▶ **What the task requires**
Give an exact transcription of every line, dropping the images.

▶ **Dataset excerpt**
+===+

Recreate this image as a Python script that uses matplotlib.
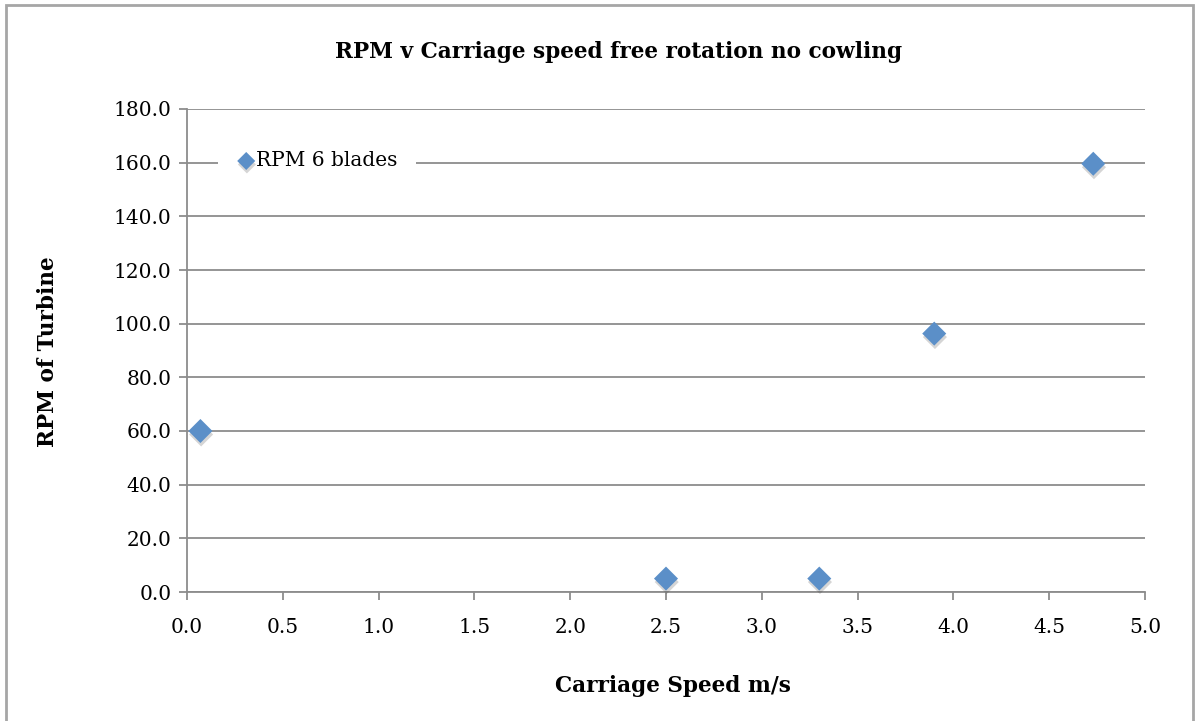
import matplotlib
matplotlib.use("Agg")
import matplotlib.pyplot as plt
import matplotlib.patheffects as pe
from matplotlib.patches import Rectangle

speed = [0.07, 2.5, 3.3, 3.9, 4.73]
rpm = [60.0, 5.0, 5.0, 96.3, 159.6]
x_ticks = [0.0, 0.5, 1.0, 1.5, 2.0, 2.5, 3.0, 3.5, 4.0, 4.5, 5.0]
y_ticks = [0, 20, 40, 60, 80, 100, 120, 140, 160, 180]
series_name = "RPM 6 blades"

serif = "DejaVu Serif"
grey = "#8c8c8c"
blue = "#5b8fc8"

fig = plt.figure(figsize=(11.95, 7.21), dpi=100)
fig.patches.append(Rectangle((6 / 1195, -0.01), 1187 / 1195, 1 - 5 / 721 + 0.01,
                             transform=fig.transFigure, fill=False,
                             edgecolor="#a6a6a6", linewidth=2))

ax = fig.add_axes([187 / 1195, 1 - 592 / 721, 958 / 1195, 483 / 721])
ax.set_xlim(0, 5)
ax.set_ylim(0, 180)
ax.set_xticks(x_ticks)
ax.set_yticks(y_ticks)
ax.set_xticklabels([f"{v:.1f}" for v in x_ticks], fontfamily=serif, fontsize=14.5)
ax.set_yticklabels([f"{v:.1f}" for v in y_ticks], fontfamily=serif, fontsize=14.5)
ax.tick_params(axis="both", direction="out", length=6, width=1.3, color=grey)
ax.tick_params(axis="x", pad=13)
ax.tick_params(axis="y", pad=5)
ax.yaxis.grid(True, color=grey, linewidth=1.3)
ax.set_axisbelow(True)
for s in ["top", "right"]:
    ax.spines[s].set_visible(False)
for s in ["left", "bottom"]:
    ax.spines[s].set_color(grey)
    ax.spines[s].set_linewidth(1.3)

ax.scatter(speed, rpm, marker="D", s=150, color=blue, edgecolors="none",
           label=series_name, zorder=3, clip_on=False,
           path_effects=[pe.SimplePatchShadow(offset=(0.5, -2.5), alpha=0.22, shadow_rgbFace="#444444"),
                         pe.Normal()])

leg = ax.legend(loc="upper left", bbox_to_anchor=(0.045, 0.925), frameon=True,
                prop={"family": serif, "size": 14.5}, handletextpad=0.0,
                borderpad=0.3, handlelength=1.0, markerscale=0.75, borderaxespad=0)
leg.get_frame().set_edgecolor("none")
leg.get_frame().set_facecolor("white")
leg.get_frame().set_alpha(1)
leg.get_frame().set_boxstyle("square", pad=0.6)

fig.text(619 / 1195, 1 - 52 / 721, "RPM v Carriage speed free rotation no cowling",
         ha="center", va="center", fontfamily=serif, fontweight="bold", fontsize=15.6)
fig.text(673 / 1195, 1 - 686 / 721, "Carriage Speed m/s", ha="center", va="center",
         fontfamily=serif, fontweight="bold", fontsize=15.6)
fig.text(48 / 1195, 1 - 352 / 721, "RPM of Turbine", ha="center", va="center",
         rotation=90, fontfamily=serif, fontweight="bold", fontsize=15.6)

fig.savefig("out.png", dpi=100, facecolor="white")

+===+

▶ **Solved problem**
Recreate this image as a Python script that uses matplotlib.
import matplotlib
matplotlib.use("Agg")
import matplotlib.pyplot as plt
import matplotlib.patheffects as pe
from matplotlib.patches import Rectangle

speed = [0.07, 2.5, 3.3, 3.9, 4.73]
rpm = [60.0, 5.0, 5.0, 96.3, 159.6]
x_ticks = [0.0, 0.5, 1.0, 1.5, 2.0, 2.5, 3.0, 3.5, 4.0, 4.5, 5.0]
y_ticks = [0, 20, 40, 60, 80, 100, 120, 140, 160, 180]
series_name = "RPM 6 blades"

serif = "DejaVu Serif"
grey = "#8c8c8c"
blue = "#5b8fc8"

fig = plt.figure(figsize=(11.95, 7.21), dpi=100)
fig.patches.append(Rectangle((6 / 1195, -0.01), 1187 / 1195, 1 - 5 / 721 + 0.01,
                             transform=fig.transFigure, fill=False,
                             edgecolor="#a6a6a6", linewidth=2))

ax = fig.add_axes([187 / 1195, 1 - 592 / 721, 958 / 1195, 483 / 721])
ax.set_xlim(0, 5)
ax.set_ylim(0, 180)
ax.set_xticks(x_ticks)
ax.set_yticks(y_ticks)
ax.set_xticklabels([f"{v:.1f}" for v in x_ticks], fontfamily=serif, fontsize=14.5)
ax.set_yticklabels([f"{v:.1f}" for v in y_ticks], fontfamily=serif, fontsize=14.5)
ax.tick_params(axis="both", direction="out", length=6, width=1.3, color=grey)
ax.tick_params(axis="x", pad=13)
ax.tick_params(axis="y", pad=5)
ax.yaxis.grid(True, color=grey, linewidth=1.3)
ax.set_axisbelow(True)
for s in ["top", "right"]:
    ax.spines[s].set_visible(False)
for s in ["left", "bottom"]:
    ax.spines[s].set_color(grey)
    ax.spines[s].set_linewidth(1.3)

ax.scatter(speed, rpm, marker="D", s=150, color=blue, edgecolors="none",
           label=series_name, zorder=3, clip_on=False,
           path_effects=[pe.SimplePatchShadow(offset=(0.5, -2.5), alpha=0.22, shadow_rgbFace="#444444"),
                         pe.Normal()])

leg = ax.legend(loc="upper left", bbox_to_anchor=(0.045, 0.925), frameon=True,
                prop={"family": serif, "size": 14.5}, handletextpad=0.0,
                borderpad=0.3, handlelength=1.0, markerscale=0.75, borderaxespad=0)
leg.get_frame().set_edgecolor("none")
leg.get_frame().set_facecolor("white")
leg.get_frame().set_alpha(1)
leg.get_frame().set_boxstyle("square", pad=0.6)

fig.text(619 / 1195, 1 - 52 / 721, "RPM v Carriage speed free rotation no cowling",
         ha="center", va="center", fontfamily=serif, fontweight="bold", fontsize=15.6)
fig.text(673 / 1195, 1 - 686 / 721, "Carriage Speed m/s", ha="center", va="center",
         fontfamily=serif, fontweight="bold", fontsize=15.6)
fig.text(48 / 1195, 1 - 352 / 721, "RPM of Turbine", ha="center", va="center",
         rotation=90, fontfamily=serif, fontweight="bold", fontsize=15.6)

fig.savefig("out.png", dpi=100, facecolor="white")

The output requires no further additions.